• **GOAL**: Print every entry, word for word, and skip the images.

*** SUPPLIED DATA

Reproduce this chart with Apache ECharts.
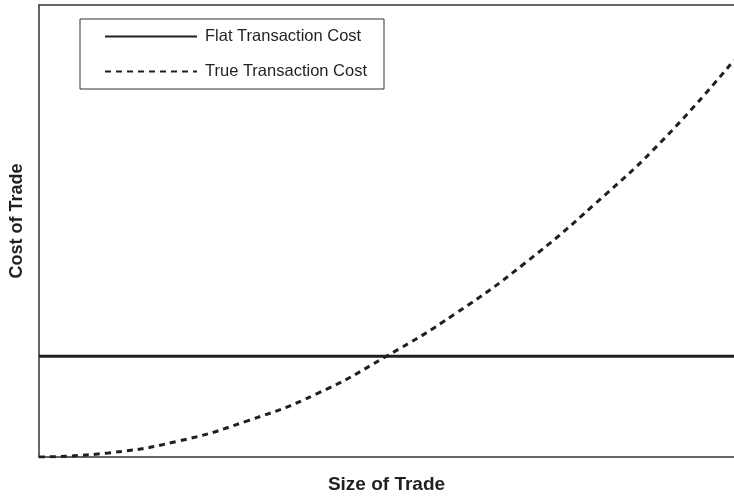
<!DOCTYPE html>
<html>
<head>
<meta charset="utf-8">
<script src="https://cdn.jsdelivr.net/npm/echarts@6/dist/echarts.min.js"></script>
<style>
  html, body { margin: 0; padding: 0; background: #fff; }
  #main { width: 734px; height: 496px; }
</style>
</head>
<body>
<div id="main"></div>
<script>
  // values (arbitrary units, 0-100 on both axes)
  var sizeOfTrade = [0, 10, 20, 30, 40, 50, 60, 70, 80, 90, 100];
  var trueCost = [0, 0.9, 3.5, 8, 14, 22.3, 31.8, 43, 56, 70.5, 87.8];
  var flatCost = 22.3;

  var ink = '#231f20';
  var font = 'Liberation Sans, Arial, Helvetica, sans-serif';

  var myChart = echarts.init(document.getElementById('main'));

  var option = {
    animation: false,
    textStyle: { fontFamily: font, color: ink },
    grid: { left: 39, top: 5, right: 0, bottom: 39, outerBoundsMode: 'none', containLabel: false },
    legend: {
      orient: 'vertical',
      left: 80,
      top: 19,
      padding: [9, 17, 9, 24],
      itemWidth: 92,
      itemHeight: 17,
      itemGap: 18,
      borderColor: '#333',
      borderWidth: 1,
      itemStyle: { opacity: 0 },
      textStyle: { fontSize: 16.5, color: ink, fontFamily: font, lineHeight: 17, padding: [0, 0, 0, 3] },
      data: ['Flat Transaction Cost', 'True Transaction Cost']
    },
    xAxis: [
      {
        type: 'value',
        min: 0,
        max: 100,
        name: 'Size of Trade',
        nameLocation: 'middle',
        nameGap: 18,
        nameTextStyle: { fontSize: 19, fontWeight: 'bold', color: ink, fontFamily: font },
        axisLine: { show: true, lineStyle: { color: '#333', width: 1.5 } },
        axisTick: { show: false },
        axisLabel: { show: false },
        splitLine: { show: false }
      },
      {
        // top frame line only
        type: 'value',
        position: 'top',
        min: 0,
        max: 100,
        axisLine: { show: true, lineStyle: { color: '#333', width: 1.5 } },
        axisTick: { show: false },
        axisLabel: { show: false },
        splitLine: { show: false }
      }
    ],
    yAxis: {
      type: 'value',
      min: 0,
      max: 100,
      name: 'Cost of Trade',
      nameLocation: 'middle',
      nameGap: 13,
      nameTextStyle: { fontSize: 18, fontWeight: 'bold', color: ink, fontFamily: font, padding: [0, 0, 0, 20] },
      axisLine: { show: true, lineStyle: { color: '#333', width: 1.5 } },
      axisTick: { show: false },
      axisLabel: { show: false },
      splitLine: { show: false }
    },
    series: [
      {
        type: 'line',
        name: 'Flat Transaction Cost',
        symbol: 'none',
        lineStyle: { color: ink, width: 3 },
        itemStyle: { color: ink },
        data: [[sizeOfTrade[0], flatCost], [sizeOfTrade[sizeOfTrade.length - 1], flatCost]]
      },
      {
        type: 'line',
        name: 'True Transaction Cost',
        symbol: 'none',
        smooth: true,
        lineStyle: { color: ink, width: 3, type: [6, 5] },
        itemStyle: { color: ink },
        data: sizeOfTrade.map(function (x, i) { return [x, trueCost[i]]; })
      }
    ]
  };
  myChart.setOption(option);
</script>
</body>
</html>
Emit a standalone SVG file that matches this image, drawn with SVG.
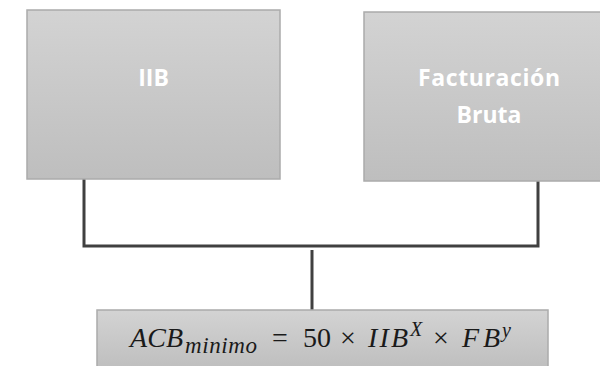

******

• **SOLUTION FOR THIS PROBLEM**:
Reproduce this chart with Apache ECharts.
<!DOCTYPE html>
<html>
<head>
<meta charset="utf-8">
<script src="https://cdn.jsdelivr.net/npm/echarts@6/dist/echarts.min.js"></script>
<style>
  html, body { margin: 0; padding: 0; background: #fff; }
  #main { width: 734px; height: 496px; }
</style>
</head>
<body>
<div id="main"></div>
<script>
  // values (arbitrary units, 0-100 on both axes)
  var sizeOfTrade = [0, 10, 20, 30, 40, 50, 60, 70, 80, 90, 100];
  var trueCost = [0, 0.9, 3.5, 8, 14, 22.3, 31.8, 43, 56, 70.5, 87.8];
  var flatCost = 22.3;

  var ink = '#231f20';
  var font = 'Liberation Sans, Arial, Helvetica, sans-serif';

  var myChart = echarts.init(document.getElementById('main'));

  var option = {
    animation: false,
    textStyle: { fontFamily: font, color: ink },
    grid: { left: 39, top: 5, right: 0, bottom: 39, outerBoundsMode: 'none', containLabel: false },
    legend: {
      orient: 'vertical',
      left: 80,
      top: 19,
      padding: [9, 17, 9, 24],
      itemWidth: 92,
      itemHeight: 17,
      itemGap: 18,
      borderColor: '#333',
      borderWidth: 1,
      itemStyle: { opacity: 0 },
      textStyle: { fontSize: 16.5, color: ink, fontFamily: font, lineHeight: 17, padding: [0, 0, 0, 3] },
      data: ['Flat Transaction Cost', 'True Transaction Cost']
    },
    xAxis: [
      {
        type: 'value',
        min: 0,
        max: 100,
        name: 'Size of Trade',
        nameLocation: 'middle',
        nameGap: 18,
        nameTextStyle: { fontSize: 19, fontWeight: 'bold', color: ink, fontFamily: font },
        axisLine: { show: true, lineStyle: { color: '#333', width: 1.5 } },
        axisTick: { show: false },
        axisLabel: { show: false },
        splitLine: { show: false }
      },
      {
        // top frame line only
        type: 'value',
        position: 'top',
        min: 0,
        max: 100,
        axisLine: { show: true, lineStyle: { color: '#333', width: 1.5 } },
        axisTick: { show: false },
        axisLabel: { show: false },
        splitLine: { show: false }
      }
    ],
    yAxis: {
      type: 'value',
      min: 0,
      max: 100,
      name: 'Cost of Trade',
      nameLocation: 'middle',
      nameGap: 13,
      nameTextStyle: { fontSize: 18, fontWeight: 'bold', color: ink, fontFamily: font, padding: [0, 0, 0, 20] },
      axisLine: { show: true, lineStyle: { color: '#333', width: 1.5 } },
      axisTick: { show: false },
      axisLabel: { show: false },
      splitLine: { show: false }
    },
    series: [
      {
        type: 'line',
        name: 'Flat Transaction Cost',
        symbol: 'none',
        lineStyle: { color: ink, width: 3 },
        itemStyle: { color: ink },
        data: [[sizeOfTrade[0], flatCost], [sizeOfTrade[sizeOfTrade.length - 1], flatCost]]
      },
      {
        type: 'line',
        name: 'True Transaction Cost',
        symbol: 'none',
        smooth: true,
        lineStyle: { color: ink, width: 3, type: [6, 5] },
        itemStyle: { color: ink },
        data: sizeOfTrade.map(function (x, i) { return [x, trueCost[i]]; })
      }
    ]
  };
  myChart.setOption(option);
</script>
</body>
</html>
Emit a standalone SVG file that matches this image, drawn with SVG.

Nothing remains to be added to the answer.